# WHAT YOU ARE ASKED TO DO:
Repeat all the material exactly; pictures stay out of your copy.

# RAW DATA:
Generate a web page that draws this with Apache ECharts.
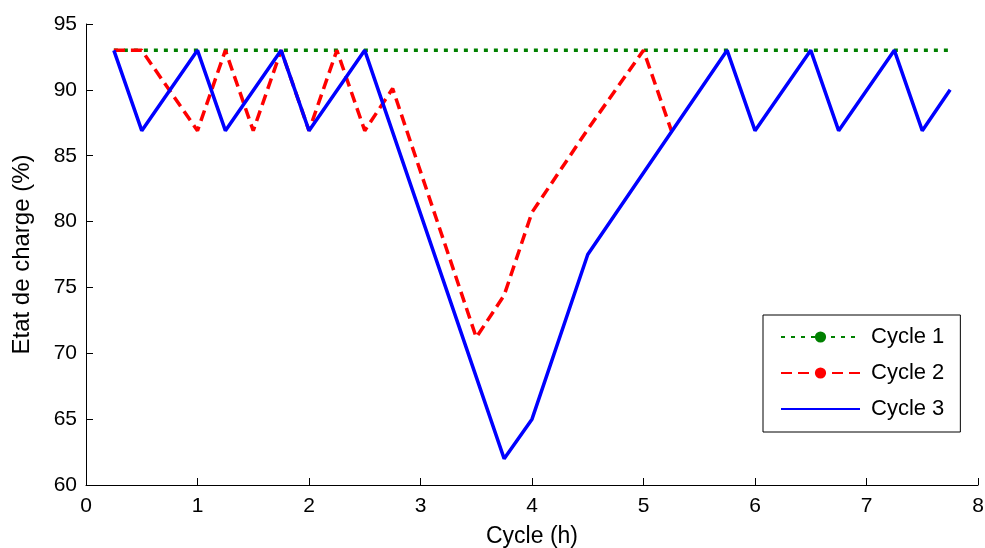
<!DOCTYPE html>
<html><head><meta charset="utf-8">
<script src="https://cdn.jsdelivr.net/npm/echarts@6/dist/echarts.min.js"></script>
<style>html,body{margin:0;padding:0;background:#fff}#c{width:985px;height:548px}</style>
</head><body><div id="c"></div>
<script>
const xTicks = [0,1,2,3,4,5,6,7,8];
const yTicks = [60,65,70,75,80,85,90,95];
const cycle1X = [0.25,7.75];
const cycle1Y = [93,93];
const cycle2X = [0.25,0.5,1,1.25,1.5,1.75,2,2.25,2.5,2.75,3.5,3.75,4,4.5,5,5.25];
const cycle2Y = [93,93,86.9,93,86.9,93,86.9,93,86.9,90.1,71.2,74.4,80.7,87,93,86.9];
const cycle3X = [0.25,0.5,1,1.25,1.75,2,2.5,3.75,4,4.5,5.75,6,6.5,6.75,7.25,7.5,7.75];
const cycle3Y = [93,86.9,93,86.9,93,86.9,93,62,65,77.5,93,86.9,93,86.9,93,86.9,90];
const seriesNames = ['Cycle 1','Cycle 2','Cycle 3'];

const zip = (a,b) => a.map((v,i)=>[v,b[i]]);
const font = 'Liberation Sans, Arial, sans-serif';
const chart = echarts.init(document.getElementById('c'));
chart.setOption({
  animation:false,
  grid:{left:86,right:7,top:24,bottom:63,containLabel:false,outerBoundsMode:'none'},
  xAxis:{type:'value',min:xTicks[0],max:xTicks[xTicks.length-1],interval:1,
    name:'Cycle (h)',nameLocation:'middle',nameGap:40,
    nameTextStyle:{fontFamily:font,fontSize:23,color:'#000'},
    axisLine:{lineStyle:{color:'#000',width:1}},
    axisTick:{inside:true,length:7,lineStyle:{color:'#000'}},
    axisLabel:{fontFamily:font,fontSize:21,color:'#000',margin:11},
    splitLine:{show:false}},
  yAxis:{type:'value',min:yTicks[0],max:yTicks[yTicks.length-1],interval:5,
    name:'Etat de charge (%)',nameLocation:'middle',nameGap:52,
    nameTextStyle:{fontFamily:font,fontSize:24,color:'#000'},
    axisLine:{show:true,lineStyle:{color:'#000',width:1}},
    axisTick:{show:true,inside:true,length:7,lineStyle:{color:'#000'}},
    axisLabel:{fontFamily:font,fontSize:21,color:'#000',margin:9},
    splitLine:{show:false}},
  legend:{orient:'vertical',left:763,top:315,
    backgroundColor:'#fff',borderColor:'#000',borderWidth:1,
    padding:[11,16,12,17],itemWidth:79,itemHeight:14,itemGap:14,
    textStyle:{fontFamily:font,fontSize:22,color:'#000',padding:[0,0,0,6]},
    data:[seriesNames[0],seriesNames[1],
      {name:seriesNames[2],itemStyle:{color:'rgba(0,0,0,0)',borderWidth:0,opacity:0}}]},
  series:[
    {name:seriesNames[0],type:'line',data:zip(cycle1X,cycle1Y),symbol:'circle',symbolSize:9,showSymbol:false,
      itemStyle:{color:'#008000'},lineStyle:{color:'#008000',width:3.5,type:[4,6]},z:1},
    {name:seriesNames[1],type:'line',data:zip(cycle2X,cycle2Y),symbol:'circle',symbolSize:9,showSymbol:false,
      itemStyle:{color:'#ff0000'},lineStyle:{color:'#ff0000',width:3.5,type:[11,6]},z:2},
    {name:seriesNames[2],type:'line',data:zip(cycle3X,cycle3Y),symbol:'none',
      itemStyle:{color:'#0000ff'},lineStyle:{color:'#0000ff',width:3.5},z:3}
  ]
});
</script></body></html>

# PROBLEM SOLUTION:
Generate a web page that draws this with Apache ECharts.
<!DOCTYPE html>
<html><head><meta charset="utf-8">
<script src="https://cdn.jsdelivr.net/npm/echarts@6/dist/echarts.min.js"></script>
<style>html,body{margin:0;padding:0;background:#fff}#c{width:985px;height:548px}</style>
</head><body><div id="c"></div>
<script>
const xTicks = [0,1,2,3,4,5,6,7,8];
const yTicks = [60,65,70,75,80,85,90,95];
const cycle1X = [0.25,7.75];
const cycle1Y = [93,93];
const cycle2X = [0.25,0.5,1,1.25,1.5,1.75,2,2.25,2.5,2.75,3.5,3.75,4,4.5,5,5.25];
const cycle2Y = [93,93,86.9,93,86.9,93,86.9,93,86.9,90.1,71.2,74.4,80.7,87,93,86.9];
const cycle3X = [0.25,0.5,1,1.25,1.75,2,2.5,3.75,4,4.5,5.75,6,6.5,6.75,7.25,7.5,7.75];
const cycle3Y = [93,86.9,93,86.9,93,86.9,93,62,65,77.5,93,86.9,93,86.9,93,86.9,90];
const seriesNames = ['Cycle 1','Cycle 2','Cycle 3'];

const zip = (a,b) => a.map((v,i)=>[v,b[i]]);
const font = 'Liberation Sans, Arial, sans-serif';
const chart = echarts.init(document.getElementById('c'));
chart.setOption({
  animation:false,
  grid:{left:86,right:7,top:24,bottom:63,containLabel:false,outerBoundsMode:'none'},
  xAxis:{type:'value',min:xTicks[0],max:xTicks[xTicks.length-1],interval:1,
    name:'Cycle (h)',nameLocation:'middle',nameGap:40,
    nameTextStyle:{fontFamily:font,fontSize:23,color:'#000'},
    axisLine:{lineStyle:{color:'#000',width:1}},
    axisTick:{inside:true,length:7,lineStyle:{color:'#000'}},
    axisLabel:{fontFamily:font,fontSize:21,color:'#000',margin:11},
    splitLine:{show:false}},
  yAxis:{type:'value',min:yTicks[0],max:yTicks[yTicks.length-1],interval:5,
    name:'Etat de charge (%)',nameLocation:'middle',nameGap:52,
    nameTextStyle:{fontFamily:font,fontSize:24,color:'#000'},
    axisLine:{show:true,lineStyle:{color:'#000',width:1}},
    axisTick:{show:true,inside:true,length:7,lineStyle:{color:'#000'}},
    axisLabel:{fontFamily:font,fontSize:21,color:'#000',margin:9},
    splitLine:{show:false}},
  legend:{orient:'vertical',left:763,top:315,
    backgroundColor:'#fff',borderColor:'#000',borderWidth:1,
    padding:[11,16,12,17],itemWidth:79,itemHeight:14,itemGap:14,
    textStyle:{fontFamily:font,fontSize:22,color:'#000',padding:[0,0,0,6]},
    data:[seriesNames[0],seriesNames[1],
      {name:seriesNames[2],itemStyle:{color:'rgba(0,0,0,0)',borderWidth:0,opacity:0}}]},
  series:[
    {name:seriesNames[0],type:'line',data:zip(cycle1X,cycle1Y),symbol:'circle',symbolSize:9,showSymbol:false,
      itemStyle:{color:'#008000'},lineStyle:{color:'#008000',width:3.5,type:[4,6]},z:1},
    {name:seriesNames[1],type:'line',data:zip(cycle2X,cycle2Y),symbol:'circle',symbolSize:9,showSymbol:false,
      itemStyle:{color:'#ff0000'},lineStyle:{color:'#ff0000',width:3.5,type:[11,6]},z:2},
    {name:seriesNames[2],type:'line',data:zip(cycle3X,cycle3Y),symbol:'none',
      itemStyle:{color:'#0000ff'},lineStyle:{color:'#0000ff',width:3.5},z:3}
  ]
});
</script></body></html>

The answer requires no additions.